Just in time for NaNoWriMo, Nathan Bransford offers this very helpful post on how to start writing a novel. Yes, I know: just start. Today of all days, just start. That's probably the best advice of all. But Bransford points out the two elements you need in order for the novel to take shape: voice and plot.
In particular, I can't overemphasize the importance of finding the voice--which, as Bransford says, is the novel's sensibility. (Be sure to read his post on the elements of a successful voice.) Here's my two bitcoins on the matter: Voice is close to tone and is reflected in tone, but it's more the stance toward the story. The stance is personified as some form of narrator or narrative presence, and is evident in the narrator's word choice, pace, tone--the whole stylistic kit and kaboodle. Now, you may not think there's an actual narrator in your novel, at least not akin to Thackeray's or even Austen's convivial, sardonic "I." But it's worth deciding there is always a narrator, even if he or she stays far behind the scenes, pretending she doesn't actually exist. Thinking this way allows you to distance yourself at least a tiny bit from the voice that is telling your story, which then allows you to make conscious decisions about what the narrator--again, not necessarily you--thinks and feels about what's going on. In fact, it's been my experience that a certain productive tension can result when I decide that the narrator of a particular story is going to feel somewhat different about its events than I, personally, would feel. This curtails the temptation to turn the story into a self-pity wallow or a soapbox, and it allows for unexpected experiences of empathy--which are the best kind.

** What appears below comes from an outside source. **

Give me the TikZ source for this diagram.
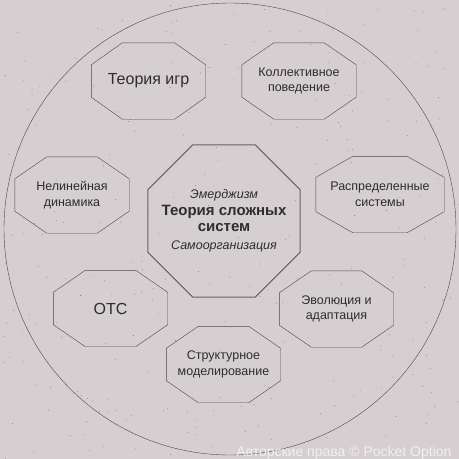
\documentclass[tikz,border=0pt]{standalone}
\usepackage{fontspec}
\setmainfont{Liberation Sans}
\usetikzlibrary{calc}
\definecolor{paper}{RGB}{213,207,209}
\definecolor{edge}{RGB}{75,72,74}
\definecolor{ink}{RGB}{45,45,45}
\begin{document}
\begin{tikzpicture}[x=1pt,y=-1pt,
          topic/.style={rectangle,minimum width=114pt,minimum height=76pt,
            inner sep=0pt,text=ink,align=center,
            font=\fontsize{12.5}{15.5}\selectfont},
          core/.style={topic,minimum width=152pt,minimum height=152pt},
          octa/.style={draw=edge,thin,line join=round},
        ]
        \fill[paper] (0,0) rectangle (459,459);
        \useasboundingbox (0,0) rectangle (459,459);
        % speckles of the paper
        \pgfmathsetseed{41}
        \foreach \i in {1,...,260}
          \fill[ink!80,opacity=0.7] (rnd*459,rnd*459) circle (0.45pt);

        \node[draw=edge,circle,thin,minimum size=452pt,inner sep=0pt] (frame) at (230,229) {};

        \node[core] (theory) at (224,221) {%
          \itshape\fontsize{12.5}{19}\selectfont Эмерджизм\\[1pt]
          \bfseries\fontsize{15}{19}\selectfont Теория сложных\\[1pt]
          \bfseries\fontsize{15}{17}\selectfont систем\\[2pt]
          \itshape\fontsize{12.5}{15}\selectfont Самоорганизация};

        \node[topic,font=\fontsize{16}{19}\selectfont] (games) at (148.5,81) {Теория игр};
        \node[topic] (collective) at (299,81) {Коллективное\\ поведение};
        \node[topic] (nonlinear) at (72,195) {Нелинейная\\ динамика};
        \node[topic,minimum width=128pt] (distributed) at (380,194.5) {Распределенные\\ системы};
        \node[topic,font=\fontsize{16}{19}\selectfont] (gst) at (110.5,308.5) {ОТС};
        \node[topic] (evolution) at (336.5,309) {Эволюция и\\ адаптация};
        \node[topic] (structural) at (223.5,364.5) {Структурное\\ моделирование};

        % octagon outlines: node / horizontal cut / vertical cut
        \foreach \n/\cx/\cy in {games/31/22,collective/32/22,nonlinear/32/22,
            distributed/37/21,gst/32/22,evolution/32/22,structural/32/22}
          \draw[octa] ($(\n.north west)+(\cx,0)$) -- ($(\n.north east)+(-\cx,0)$)
            -- ($(\n.north east)+(0,\cy)$) -- ($(\n.south east)+(0,-\cy)$)
            -- ($(\n.south east)+(-\cx,0)$) -- ($(\n.south west)+(\cx,0)$)
            -- ($(\n.south west)+(0,-\cy)$) -- ($(\n.north west)+(0,\cy)$) -- cycle;
        \draw[octa,draw=edge!85,line width=1pt]
            ($(theory.north west)+(45,0)$) -- ($(theory.north east)+(-45,0)$)
            -- ($(theory.north east)+(0,45)$) -- ($(theory.south east)+(0,-45)$)
            -- ($(theory.south east)+(-45,0)$) -- ($(theory.south west)+(45,0)$)
            -- ($(theory.south west)+(0,-45)$) -- ($(theory.north west)+(0,45)$) -- cycle;

        \node[anchor=base east,text=white!88!gray,font=\fontsize{14}{16}\selectfont] (mark) at (455,456) {Авторские права © Pocket Option};
      \end{tikzpicture}
\end{document}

Plot, for me, is even tougher to tease out--but I think that, too, has a relationship to voice. What your narrator chooses to tell, how she chooses to tell it, and why she tells it all are all aspects of plot. You have a sensibility that's picking and choosing, so understanding that sensibility is key to making those choices.
Of course, like everything else in novel writing, your voice for the novel will probably not spring fully formed from your head. It will come out in the writing itself. It may gradually assert itself more and more as the draft moves forward, or it may pop out in odd little asides, where you least expect it. The point is to realize you need it, and to keep an eye and ear out for it, as you work through your early drafts.